- Objective: Transcribe all of the data exactly. Omit the pictures.

** START Data extract **

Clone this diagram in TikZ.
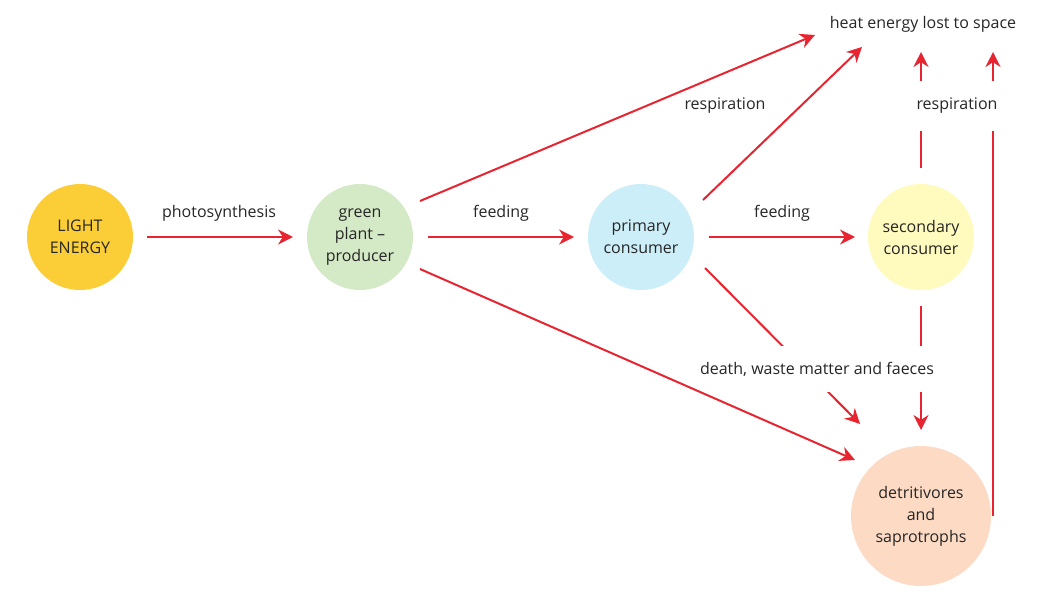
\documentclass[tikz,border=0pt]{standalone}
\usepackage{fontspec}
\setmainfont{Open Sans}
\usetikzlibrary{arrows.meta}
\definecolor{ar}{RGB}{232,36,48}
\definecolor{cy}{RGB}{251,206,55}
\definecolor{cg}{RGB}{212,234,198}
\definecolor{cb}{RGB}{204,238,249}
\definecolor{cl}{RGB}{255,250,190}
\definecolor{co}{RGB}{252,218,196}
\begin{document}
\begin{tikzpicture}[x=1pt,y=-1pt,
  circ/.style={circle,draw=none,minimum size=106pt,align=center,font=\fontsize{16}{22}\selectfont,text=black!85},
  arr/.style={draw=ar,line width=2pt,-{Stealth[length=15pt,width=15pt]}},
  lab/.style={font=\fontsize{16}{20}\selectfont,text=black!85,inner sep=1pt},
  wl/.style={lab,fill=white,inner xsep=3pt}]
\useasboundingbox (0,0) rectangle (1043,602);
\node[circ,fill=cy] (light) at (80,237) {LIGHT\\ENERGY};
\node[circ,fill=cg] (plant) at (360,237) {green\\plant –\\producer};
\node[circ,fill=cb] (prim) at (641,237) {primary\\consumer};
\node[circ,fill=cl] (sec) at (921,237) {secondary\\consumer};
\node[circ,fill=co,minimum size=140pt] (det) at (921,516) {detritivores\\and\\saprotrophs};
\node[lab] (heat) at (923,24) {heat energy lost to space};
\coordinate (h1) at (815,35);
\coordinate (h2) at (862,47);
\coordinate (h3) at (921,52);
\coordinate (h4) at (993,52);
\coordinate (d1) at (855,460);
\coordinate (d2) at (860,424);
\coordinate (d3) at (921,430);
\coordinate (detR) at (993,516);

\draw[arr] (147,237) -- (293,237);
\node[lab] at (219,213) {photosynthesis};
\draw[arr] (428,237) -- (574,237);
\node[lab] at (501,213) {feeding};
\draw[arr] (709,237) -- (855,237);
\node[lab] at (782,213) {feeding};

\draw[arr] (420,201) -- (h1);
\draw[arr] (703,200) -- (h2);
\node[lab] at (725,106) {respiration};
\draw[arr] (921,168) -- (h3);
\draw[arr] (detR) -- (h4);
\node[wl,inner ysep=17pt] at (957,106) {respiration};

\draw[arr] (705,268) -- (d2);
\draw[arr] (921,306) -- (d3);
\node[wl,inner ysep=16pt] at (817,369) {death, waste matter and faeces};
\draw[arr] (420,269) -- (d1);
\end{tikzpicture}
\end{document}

** END Data extract **

- Solution:
Clone this diagram in TikZ.
\documentclass[tikz,border=0pt]{standalone}
\usepackage{fontspec}
\setmainfont{Open Sans}
\usetikzlibrary{arrows.meta}
\definecolor{ar}{RGB}{232,36,48}
\definecolor{cy}{RGB}{251,206,55}
\definecolor{cg}{RGB}{212,234,198}
\definecolor{cb}{RGB}{204,238,249}
\definecolor{cl}{RGB}{255,250,190}
\definecolor{co}{RGB}{252,218,196}
\begin{document}
\begin{tikzpicture}[x=1pt,y=-1pt,
  circ/.style={circle,draw=none,minimum size=106pt,align=center,font=\fontsize{16}{22}\selectfont,text=black!85},
  arr/.style={draw=ar,line width=2pt,-{Stealth[length=15pt,width=15pt]}},
  lab/.style={font=\fontsize{16}{20}\selectfont,text=black!85,inner sep=1pt},
  wl/.style={lab,fill=white,inner xsep=3pt}]
\useasboundingbox (0,0) rectangle (1043,602);
\node[circ,fill=cy] (light) at (80,237) {LIGHT\\ENERGY};
\node[circ,fill=cg] (plant) at (360,237) {green\\plant –\\producer};
\node[circ,fill=cb] (prim) at (641,237) {primary\\consumer};
\node[circ,fill=cl] (sec) at (921,237) {secondary\\consumer};
\node[circ,fill=co,minimum size=140pt] (det) at (921,516) {detritivores\\and\\saprotrophs};
\node[lab] (heat) at (923,24) {heat energy lost to space};
\coordinate (h1) at (815,35);
\coordinate (h2) at (862,47);
\coordinate (h3) at (921,52);
\coordinate (h4) at (993,52);
\coordinate (d1) at (855,460);
\coordinate (d2) at (860,424);
\coordinate (d3) at (921,430);
\coordinate (detR) at (993,516);

\draw[arr] (147,237) -- (293,237);
\node[lab] at (219,213) {photosynthesis};
\draw[arr] (428,237) -- (574,237);
\node[lab] at (501,213) {feeding};
\draw[arr] (709,237) -- (855,237);
\node[lab] at (782,213) {feeding};

\draw[arr] (420,201) -- (h1);
\draw[arr] (703,200) -- (h2);
\node[lab] at (725,106) {respiration};
\draw[arr] (921,168) -- (h3);
\draw[arr] (detR) -- (h4);
\node[wl,inner ysep=17pt] at (957,106) {respiration};

\draw[arr] (705,268) -- (d2);
\draw[arr] (921,306) -- (d3);
\node[wl,inner ysep=16pt] at (817,369) {death, waste matter and faeces};
\draw[arr] (420,269) -- (d1);
\end{tikzpicture}
\end{document}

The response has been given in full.